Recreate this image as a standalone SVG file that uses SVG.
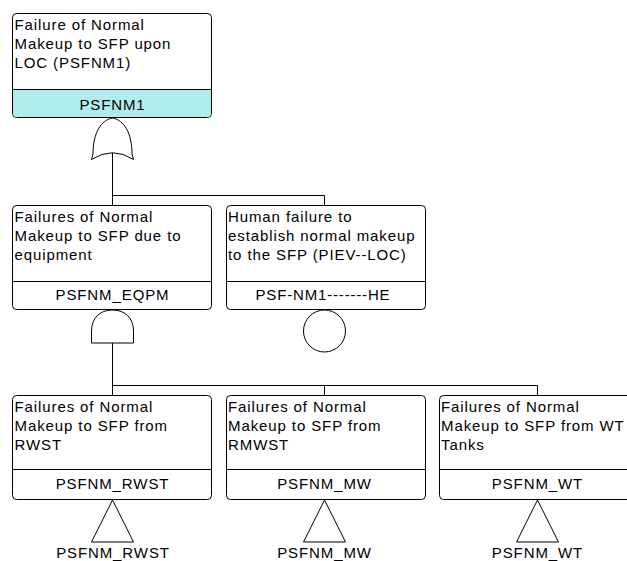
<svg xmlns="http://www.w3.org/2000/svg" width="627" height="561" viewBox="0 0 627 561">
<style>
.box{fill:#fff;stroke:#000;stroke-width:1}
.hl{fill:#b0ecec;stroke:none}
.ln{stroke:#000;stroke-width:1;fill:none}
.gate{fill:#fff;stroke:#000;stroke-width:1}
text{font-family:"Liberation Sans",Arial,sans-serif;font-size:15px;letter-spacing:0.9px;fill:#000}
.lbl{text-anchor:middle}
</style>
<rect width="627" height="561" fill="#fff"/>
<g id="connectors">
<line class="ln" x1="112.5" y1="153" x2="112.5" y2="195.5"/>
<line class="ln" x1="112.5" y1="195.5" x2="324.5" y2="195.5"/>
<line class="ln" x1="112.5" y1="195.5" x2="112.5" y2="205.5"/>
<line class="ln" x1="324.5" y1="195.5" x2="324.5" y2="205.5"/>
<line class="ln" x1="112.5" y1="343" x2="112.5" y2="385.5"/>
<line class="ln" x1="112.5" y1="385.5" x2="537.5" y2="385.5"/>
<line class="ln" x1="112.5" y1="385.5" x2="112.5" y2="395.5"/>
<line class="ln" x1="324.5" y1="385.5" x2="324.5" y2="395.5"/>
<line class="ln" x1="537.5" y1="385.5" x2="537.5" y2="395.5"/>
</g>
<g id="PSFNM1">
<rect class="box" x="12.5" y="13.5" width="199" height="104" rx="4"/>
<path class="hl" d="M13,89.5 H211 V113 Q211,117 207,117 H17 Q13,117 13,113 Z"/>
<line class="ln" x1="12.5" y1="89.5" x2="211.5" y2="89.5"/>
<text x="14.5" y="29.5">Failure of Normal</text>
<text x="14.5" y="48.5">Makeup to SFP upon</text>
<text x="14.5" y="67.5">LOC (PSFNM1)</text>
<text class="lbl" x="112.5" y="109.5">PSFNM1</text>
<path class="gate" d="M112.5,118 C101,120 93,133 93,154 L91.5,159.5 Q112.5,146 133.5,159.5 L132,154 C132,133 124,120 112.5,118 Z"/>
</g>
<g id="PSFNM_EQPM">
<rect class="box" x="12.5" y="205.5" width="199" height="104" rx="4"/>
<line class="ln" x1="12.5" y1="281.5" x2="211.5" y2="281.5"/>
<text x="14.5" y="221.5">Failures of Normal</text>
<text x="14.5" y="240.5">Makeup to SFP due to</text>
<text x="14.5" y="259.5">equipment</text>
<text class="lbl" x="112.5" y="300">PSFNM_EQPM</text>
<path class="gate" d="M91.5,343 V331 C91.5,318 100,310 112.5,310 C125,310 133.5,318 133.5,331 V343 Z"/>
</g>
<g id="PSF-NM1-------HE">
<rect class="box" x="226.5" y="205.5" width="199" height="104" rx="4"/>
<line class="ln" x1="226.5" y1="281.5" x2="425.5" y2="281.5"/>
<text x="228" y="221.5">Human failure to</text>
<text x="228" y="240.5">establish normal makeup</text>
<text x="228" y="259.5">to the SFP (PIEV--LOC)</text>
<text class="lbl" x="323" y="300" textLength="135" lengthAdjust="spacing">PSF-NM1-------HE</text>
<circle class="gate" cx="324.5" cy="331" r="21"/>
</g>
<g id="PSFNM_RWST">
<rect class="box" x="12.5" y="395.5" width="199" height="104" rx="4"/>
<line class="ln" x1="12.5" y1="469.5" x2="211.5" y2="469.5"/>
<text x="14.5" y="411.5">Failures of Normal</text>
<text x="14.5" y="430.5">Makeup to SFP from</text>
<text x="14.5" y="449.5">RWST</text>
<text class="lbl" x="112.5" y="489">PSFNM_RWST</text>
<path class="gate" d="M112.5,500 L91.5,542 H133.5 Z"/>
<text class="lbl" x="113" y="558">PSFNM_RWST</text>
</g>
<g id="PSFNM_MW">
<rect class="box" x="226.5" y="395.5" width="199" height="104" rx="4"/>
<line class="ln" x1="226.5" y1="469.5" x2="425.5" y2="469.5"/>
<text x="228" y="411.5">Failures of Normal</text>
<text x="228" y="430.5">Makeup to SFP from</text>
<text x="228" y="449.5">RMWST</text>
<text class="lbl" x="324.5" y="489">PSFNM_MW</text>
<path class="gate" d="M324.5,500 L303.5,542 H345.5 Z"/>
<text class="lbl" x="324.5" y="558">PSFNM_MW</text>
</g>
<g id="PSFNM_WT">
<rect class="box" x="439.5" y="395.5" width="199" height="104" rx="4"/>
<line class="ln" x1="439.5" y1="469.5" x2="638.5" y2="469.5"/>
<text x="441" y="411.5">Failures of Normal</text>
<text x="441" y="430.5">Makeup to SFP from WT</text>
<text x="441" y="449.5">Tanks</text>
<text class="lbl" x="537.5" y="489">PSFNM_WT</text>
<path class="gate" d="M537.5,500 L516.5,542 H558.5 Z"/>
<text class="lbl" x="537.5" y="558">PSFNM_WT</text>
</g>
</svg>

# # # # #

Restate the data above exactly, stripping out each image.

Recreate this image as a standalone SVG file that uses SVG.
<svg xmlns="http://www.w3.org/2000/svg" width="627" height="561" viewBox="0 0 627 561">
<style>
.box{fill:#fff;stroke:#000;stroke-width:1}
.hl{fill:#b0ecec;stroke:none}
.ln{stroke:#000;stroke-width:1;fill:none}
.gate{fill:#fff;stroke:#000;stroke-width:1}
text{font-family:"Liberation Sans",Arial,sans-serif;font-size:15px;letter-spacing:0.9px;fill:#000}
.lbl{text-anchor:middle}
</style>
<rect width="627" height="561" fill="#fff"/>
<g id="connectors">
<line class="ln" x1="112.5" y1="153" x2="112.5" y2="195.5"/>
<line class="ln" x1="112.5" y1="195.5" x2="324.5" y2="195.5"/>
<line class="ln" x1="112.5" y1="195.5" x2="112.5" y2="205.5"/>
<line class="ln" x1="324.5" y1="195.5" x2="324.5" y2="205.5"/>
<line class="ln" x1="112.5" y1="343" x2="112.5" y2="385.5"/>
<line class="ln" x1="112.5" y1="385.5" x2="537.5" y2="385.5"/>
<line class="ln" x1="112.5" y1="385.5" x2="112.5" y2="395.5"/>
<line class="ln" x1="324.5" y1="385.5" x2="324.5" y2="395.5"/>
<line class="ln" x1="537.5" y1="385.5" x2="537.5" y2="395.5"/>
</g>
<g id="PSFNM1">
<rect class="box" x="12.5" y="13.5" width="199" height="104" rx="4"/>
<path class="hl" d="M13,89.5 H211 V113 Q211,117 207,117 H17 Q13,117 13,113 Z"/>
<line class="ln" x1="12.5" y1="89.5" x2="211.5" y2="89.5"/>
<text x="14.5" y="29.5">Failure of Normal</text>
<text x="14.5" y="48.5">Makeup to SFP upon</text>
<text x="14.5" y="67.5">LOC (PSFNM1)</text>
<text class="lbl" x="112.5" y="109.5">PSFNM1</text>
<path class="gate" d="M112.5,118 C101,120 93,133 93,154 L91.5,159.5 Q112.5,146 133.5,159.5 L132,154 C132,133 124,120 112.5,118 Z"/>
</g>
<g id="PSFNM_EQPM">
<rect class="box" x="12.5" y="205.5" width="199" height="104" rx="4"/>
<line class="ln" x1="12.5" y1="281.5" x2="211.5" y2="281.5"/>
<text x="14.5" y="221.5">Failures of Normal</text>
<text x="14.5" y="240.5">Makeup to SFP due to</text>
<text x="14.5" y="259.5">equipment</text>
<text class="lbl" x="112.5" y="300">PSFNM_EQPM</text>
<path class="gate" d="M91.5,343 V331 C91.5,318 100,310 112.5,310 C125,310 133.5,318 133.5,331 V343 Z"/>
</g>
<g id="PSF-NM1-------HE">
<rect class="box" x="226.5" y="205.5" width="199" height="104" rx="4"/>
<line class="ln" x1="226.5" y1="281.5" x2="425.5" y2="281.5"/>
<text x="228" y="221.5">Human failure to</text>
<text x="228" y="240.5">establish normal makeup</text>
<text x="228" y="259.5">to the SFP (PIEV--LOC)</text>
<text class="lbl" x="323" y="300" textLength="135" lengthAdjust="spacing">PSF-NM1-------HE</text>
<circle class="gate" cx="324.5" cy="331" r="21"/>
</g>
<g id="PSFNM_RWST">
<rect class="box" x="12.5" y="395.5" width="199" height="104" rx="4"/>
<line class="ln" x1="12.5" y1="469.5" x2="211.5" y2="469.5"/>
<text x="14.5" y="411.5">Failures of Normal</text>
<text x="14.5" y="430.5">Makeup to SFP from</text>
<text x="14.5" y="449.5">RWST</text>
<text class="lbl" x="112.5" y="489">PSFNM_RWST</text>
<path class="gate" d="M112.5,500 L91.5,542 H133.5 Z"/>
<text class="lbl" x="113" y="558">PSFNM_RWST</text>
</g>
<g id="PSFNM_MW">
<rect class="box" x="226.5" y="395.5" width="199" height="104" rx="4"/>
<line class="ln" x1="226.5" y1="469.5" x2="425.5" y2="469.5"/>
<text x="228" y="411.5">Failures of Normal</text>
<text x="228" y="430.5">Makeup to SFP from</text>
<text x="228" y="449.5">RMWST</text>
<text class="lbl" x="324.5" y="489">PSFNM_MW</text>
<path class="gate" d="M324.5,500 L303.5,542 H345.5 Z"/>
<text class="lbl" x="324.5" y="558">PSFNM_MW</text>
</g>
<g id="PSFNM_WT">
<rect class="box" x="439.5" y="395.5" width="199" height="104" rx="4"/>
<line class="ln" x1="439.5" y1="469.5" x2="638.5" y2="469.5"/>
<text x="441" y="411.5">Failures of Normal</text>
<text x="441" y="430.5">Makeup to SFP from WT</text>
<text x="441" y="449.5">Tanks</text>
<text class="lbl" x="537.5" y="489">PSFNM_WT</text>
<path class="gate" d="M537.5,500 L516.5,542 H558.5 Z"/>
<text class="lbl" x="537.5" y="558">PSFNM_WT</text>
</g>
</svg>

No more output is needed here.